Even where there is consent, the defendant cannot exceed the scope of the consent. For example, a football player can expect to be tackled and a serious injury may result with no tort; however, if he were tackled during a stop in play or on the sidelines, he would probably have a cause of action against the tackler – the action lay outside the customs of the game and therefore exceeded the scope of consent. Likewise, if the defendant performs a substantially different act than what was consented to, a tort will lie.
Consent can be revoked before the act or even during the act. For example, one could consent to sexual contact and then revoke that consent during the act, and the defendant could be liable for battery if he continues with the contact. Furthermore, consent can be vitiated by an affirmative misrepresentation. So, if the defendant knew or reasonably should have known that the plaintiff was mistaken as to what she was agreeing to, then he can still be guilty of an action. But, the mistake on the plaintiff's part must extend to the “essential character” of the act itself rather than some collateral matter. There are several interesting cases involving consensual sex between a husband and wife where the husband was found guilty of battery for not disclosing STDs contracted in an extramarital affair.

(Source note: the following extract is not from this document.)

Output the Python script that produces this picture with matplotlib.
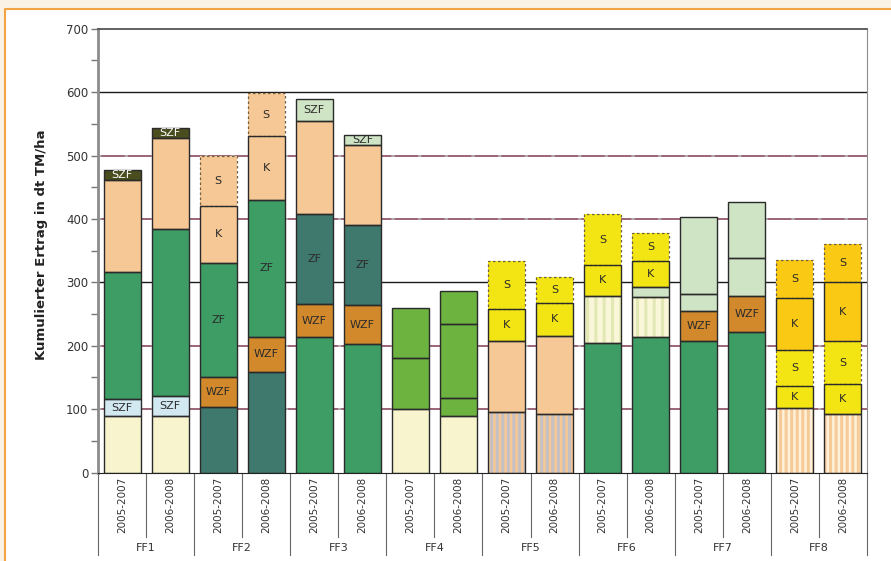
import matplotlib.pyplot as plt
from matplotlib.patches import Rectangle
from matplotlib.lines import Line2D

plt.rcParams['hatch.linewidth'] = 2.2

groups = ["FF1", "FF2", "FF3", "FF4", "FF5", "FF6", "FF7", "FF8"]
periods = ["2005-2007", "2006-2008"]

# each bar: list of (segment height, kind, label), bottom to top
ff1 = [[(89, "beige", ""), (27, "blue", "SZF"), (200, "green", ""), (145, "peach", ""), (16, "olive", "SZF")],
       [(89, "beige", ""), (31, "blue", "SZF"), (264, "green", ""), (143, "peach", ""), (17, "olive", "SZF")]]
ff2 = [[(103, "teal", ""), (48, "wzf", "WZF"), (180, "green", "ZF"), (90, "peach", "K"), (79, "peach", "S")],
       [(159, "teal", ""), (55, "wzf", "WZF"), (216, "green", "ZF"), (101, "peach", "K"), (67, "peach", "S")]]
ff3 = [[(213, "green", ""), (52, "wzf", "WZF"), (143, "teal", "ZF"), (146, "peach", ""), (35, "lightgreen", "SZF")],
       [(202, "green", ""), (62, "wzf", "WZF"), (126, "teal", "ZF"), (126, "peach", ""), (17, "lightgreen", "SZF")]]
ff4 = [[(100, "beige", ""), (81, "leaf", ""), (79, "leaf", "")],
       [(89, "beige", ""), (29, "leaf", ""), (116, "leaf", ""), (53, "leaf", "")]]
ff5 = [[(96, "h_gray", ""), (111, "peach", ""), (51, "yellow", "K"), (75, "yellow", "S")],
       [(93, "h_gray", ""), (123, "peach", ""), (52, "yellow", "K"), (41, "yellow", "S")]]
ff6 = [[(205, "green", ""), (74, "h_green", ""), (49, "yellow", "K"), (79, "yellow", "S")],
       [(214, "green", ""), (63, "h_green", ""), (15, "lightgreen", ""), (42, "yellow", "K"), (44, "yellow", "S")]]
ff7 = [[(207, "green", ""), (47, "wzf", "WZF"), (27, "lightgreen", ""), (122, "lightgreen", "")],
       [(222, "green", ""), (56, "wzf", "WZF"), (61, "lightgreen", ""), (87, "lightgreen", "")]]
ff8 = [[(101, "h_orange", ""), (36, "yellow", "K"), (57, "yellow", "S"), (82, "gold", "K"), (59, "gold", "S")],
       [(92, "h_orange", ""), (48, "yellow", "K"), (67, "yellow", "S"), (93, "gold", "K"), (60, "gold", "S")]]

colors = {
    "beige": "#F8F4CD", "blue": "#D3E9F1", "green": "#3E9C65", "peach": "#F6C895",
    "olive": "#4A4E1E", "teal": "#3F786C", "wzf": "#D1892C", "lightgreen": "#CEE4C5",
    "leaf": "#6CB33F", "yellow": "#F2E513", "gold": "#F9C914",
    "h_gray": "#F6C895", "h_green": "#FAF7D8", "h_orange": "#FDF1DA",
}
stripes = {"h_gray": ("#C4C0C4", "|||"), "h_green": ("#E2E8B4", "||"), "h_orange": ("#F7CB98", "|||")}

fig = plt.figure(figsize=(8.91, 5.61), dpi=100)
fig.patch.set_facecolor("#FBF2E6")
fig.add_artist(Rectangle((5 / 891, 0), 1, 1 - 9 / 561, transform=fig.transFigure,
                         facecolor="white", edgecolor="none", zorder=0))
fig.add_artist(Line2D([5 / 891, 5 / 891, 1], [0, 1 - 9 / 561, 1 - 9 / 561], transform=fig.transFigure,
                      color="#F2A444", lw=1.5, zorder=0.1))

ax = fig.add_axes([98 / 891, 1 - 472.5 / 561, 769 / 891, 443.8 / 561])
ax.set_xlim(-0.5, 15.5)
ax.set_ylim(0, 700)

# grid lines
for y in [100, 200, 400, 500]:
    ax.axhline(y, color="#8A4A5E", lw=1.2, zorder=0.5)
    ax.axhline(y, color="#B5B5B5", lw=1.2, ls=(0, (2, 14)), zorder=0.6)
for y in [300, 600]:
    ax.axhline(y, color="#1a1a1a", lw=1.0, zorder=0.5)

bars = ff1 + ff2 + ff3 + ff4 + ff5 + ff6 + ff7 + ff8
width = 0.77
edges_dashed = []
edges_solid = []
for i, stack in enumerate(bars):
    bottom = 0
    for h, kind, label in stack:
        if kind in stripes:
            sc, hatch = stripes[kind]
            ax.bar(i, h, width, bottom=bottom, color=colors[kind], edgecolor=sc, hatch=hatch, lw=0, zorder=2)
        else:
            ax.bar(i, h, width, bottom=bottom, color=colors[kind], lw=0, zorder=2)
        if label == "S":
            edges_dashed.append((i, h, bottom))
        else:
            edges_solid.append((i, h, bottom))
        if label:
            ax.text(i, bottom + h / 2, label, ha="center", va="center", fontsize=8,
                    color="white" if kind == "olive" else "#2b2b2b", zorder=5)
        bottom += h

for i, h, b in edges_dashed:
    ax.bar(i, h, width, bottom=b, fill=False, edgecolor="#6E6040", lw=0.9, ls=(0, (2, 2)), zorder=3)
for i, h, b in edges_solid:
    ax.bar(i, h, width, bottom=b, fill=False, edgecolor="#2a2a2a", lw=1.0, zorder=4)

# axes styling
ax.set_yticks(range(0, 701, 100))
ax.set_yticks(range(50, 700, 100), minor=True)
ax.set_xticks([])
ax.tick_params(axis="y", which="both", direction="out", length=5, width=1, color="#777777",
               labelsize=8.5, labelcolor="#333333", pad=2)
ax.spines["left"].set_color("#8C8C8C")
ax.spines["left"].set_linewidth(2)
ax.spines["bottom"].set_color("#222222")
ax.spines["top"].set_color("#555555")
ax.spines["top"].set_linewidth(1.3)
ax.spines["right"].set_color("#8C8C8C")

# category axis below
xt = ax.get_xaxis_transform()
for i in range(16):
    ax.text(i, -0.073, periods[i % 2], rotation=90, ha="center", va="center",
            fontsize=7.5, color="#333333", transform=xt, clip_on=False)
for g in range(8):
    ax.text(2 * g + 0.5, -0.17, groups[g], ha="center", va="center",
            fontsize=8, color="#333333", transform=xt, clip_on=False)
    ax.add_line(Line2D([2 * g + 0.5] * 2, [0, -0.145], transform=xt, color="#666666", lw=0.8, clip_on=False))
for g in range(9):
    ax.add_line(Line2D([2 * g - 0.5] * 2, [0, -0.186], transform=xt, color="#666666", lw=0.8, clip_on=False))

fig.text(42 / 891, 1 - 245 / 561, "Kumulierter Ertrag in dt TM/ha", rotation=90, ha="center",
         va="center", fontsize=9.5, fontweight="bold", color="#222222")

plt.savefig("out.png", dpi=100, facecolor=fig.get_facecolor())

A majority of states also hold that one cannot consent to an illegal act, although a minority of states and the Restatement hold that the consent will defeat a civil action except where the force exceeds the consent. One must also be legally capable of consenting; therefore, an infant or an incapacitated person cannot legally consent (this rule usually extend to intoxicated people as well, though the level of intoxication necessary to vitiate the consent varies). There is one exception to this rule, known as the “emergency exception.” In the emergency exception the person must be unconscious and time must be of the essence. In these situations the court will look at whether a reasonable person would have consented had they been conscious.